Сущность теории в принципе не нова. Ее отражают тезисы Вико, неаполитанского ученого XVIII в., который, опираясь на представления Платона об обществе, установил фазы его развития: Хаос — Теократия — Аристократия — Демократия… [127] Новшеством является лишь то, что принципы прошлого были применены к XX в. и представлены в графическом виде. При этом было произведено разделение фаз развития по действующим силам. Вследствие этого появились, например, либеральная и социальная демократия. «Чистой демократии», как показал опыт XIX и XX веков пока не существует.
127
Платон выделял сменяющие друг друга: демократию, олигархию, аристократию и деспотию. Мостом, ведущим от демократии к тирании, утверждал Платон, является хаос: «Когда демократический город, горя жаждой свободы, попадет в руки дурных виночерпиев и налива(ется) свободой без меры…», граждане совсем перестают обращать «внимание на законы — как писаные, так и не писаные… (из этого) рождается тирания» (Платон…, с. 142–144).

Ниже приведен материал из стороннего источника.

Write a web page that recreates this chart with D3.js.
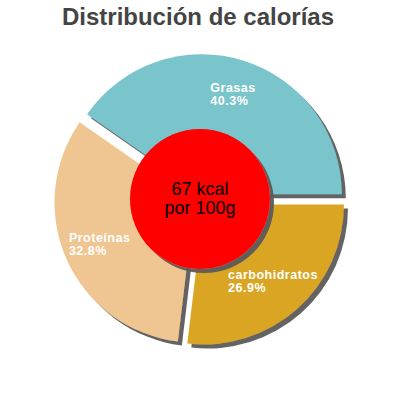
<!DOCTYPE html>
<html>
<head>
<meta charset="utf-8">
<script src="https://cdn.jsdelivr.net/npm/d3@7"></script>
<style>
  body { margin: 0; background: #fff; }
  svg { display: block; font-family: "Liberation Sans", Arial, sans-serif; }
</style>
</head>
<body>
<svg id="chart" width="400" height="400"></svg>
<script>
// data
const categories = ["Grasas", "carbohidratos", "Proteínas"];
const shares = [40.3, 26.9, 32.8];
const colors = ["#7ac4cc", "#daa523", "#efc591"];
const centerLines = ["67 kcal", "por 100g"];
const title = "Distribución de calorías";

const width = 400, height = 400;
const cx = 200, cy = 200;
const radius = 140, explode = 6, labelRadius = 104, holeRadius = 70;

const svg = d3.select("#chart");

// drop shadow
const defs = svg.append("defs");
defs.append("filter")
    .attr("id", "shadow")
    .attr("x", "-20%").attr("y", "-20%")
    .attr("width", "140%").attr("height", "140%")
  .append("feDropShadow")
    .attr("dx", 4).attr("dy", 4)
    .attr("stdDeviation", 0.3)
    .attr("flood-color", "#5a5a5a")
    .attr("flood-opacity", 0.95);

// title
svg.append("text")
    .attr("x", width / 2 - 2)
    .attr("y", 25)
    .attr("text-anchor", "middle")
    .attr("font-size", 24)
    .attr("font-weight", "bold")
    .attr("fill", "#444")
    .text(title);

const total = d3.sum(shares);
// first slice ends at 3 o'clock
const start = Math.PI / 2 - 2 * Math.PI * shares[0] / total;

const pie = d3.pie()
    .sort(null)
    .startAngle(start)
    .endAngle(start + 2 * Math.PI)
    .value(d => d.value);

const arcs = pie(categories.map((c, i) => ({ name: c, value: shares[i], color: colors[i] })));

const arc = d3.arc().innerRadius(0).outerRadius(radius);
const labelArc = d3.arc().innerRadius(labelRadius).outerRadius(labelRadius);

const offset = d => {
  const a = (d.startAngle + d.endAngle) / 2;
  return [explode * Math.sin(a), -explode * Math.cos(a)];
};

const g = svg.append("g").attr("transform", `translate(${cx},${cy})`);

g.selectAll("path.slice")
  .data(arcs)
  .join("path")
    .attr("class", "slice")
    .attr("transform", d => `translate(${offset(d)})`)
    .attr("d", arc)
    .attr("fill", d => d.data.color)
    .attr("filter", "url(#shadow)");

// labels: name + share, left aligned, block centred on the label arc
const labels = g.selectAll("text.label")
  .data(arcs)
  .join("text")
    .attr("class", "label")
    .attr("fill", "#fff")
    .attr("font-size", 12.5)
    .attr("font-weight", "bold")
    .attr("letter-spacing", 0.5);

labels.append("tspan").attr("class", "l1").text(d => d.data.name);
labels.append("tspan").attr("class", "l2").text(d => d.data.value.toFixed(1) + "%");

labels.each(function(d) {
  const [ox, oy] = offset(d);
  const [lx, ly] = labelArc.centroid(d);
  const t = d3.select(this);
  const w = t.select(".l1").node().getComputedTextLength();
  const x = lx + ox - w / 2;
  t.select(".l1").attr("x", x).attr("y", ly + oy - 3);
  t.select(".l2").attr("x", x).attr("y", ly + oy + 10);
});

// centre disc
g.append("circle")
    .attr("cx", 0).attr("cy", -1)
    .attr("r", holeRadius)
    .attr("fill", "#ff0000")
    .attr("filter", "url(#shadow)");

g.append("text")
    .attr("text-anchor", "middle")
    .attr("font-size", 18)
    .attr("fill", "#000")
  .selectAll("tspan")
  .data(centerLines)
  .join("tspan")
    .attr("x", 0)
    .attr("y", (d, i) => -5 + i * 19)
    .text(d => d);
</script>
</body>
</html>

Отметим, что на нашем графике независимую переменную (причину) отражает вертикальная ось, а зависимую (следствие) горизонтальная [128] . Т.е. ключевым параметром, определяющим общественное развитие, является экономическая эффективность, именно она обуславливает потенциально достижимый уровень прав и свобод в обществе. В этом ключевом вопросе наконец-то классики либерализма и марксизма единодушны: К. Маркс: «Способ производства материальной жизни обусловливает социальный, политический и духовный процессы жизни вообще», «бытие определяет сознание». Хайек: «Неэкономические, жизненные задачи определяются экономической деятельностью, которая заставляет нас четко определять свои приоритеты» {1055} .
128
Знакомые с математикой сразу отметят в этом тезисе несоответствие математической практике, оси абсцисс (переменной) и ординат поменяны местами. В данном случае это сделано сознательно, поскольку без людей не существовало бы не только эффективности, но и самой экономики.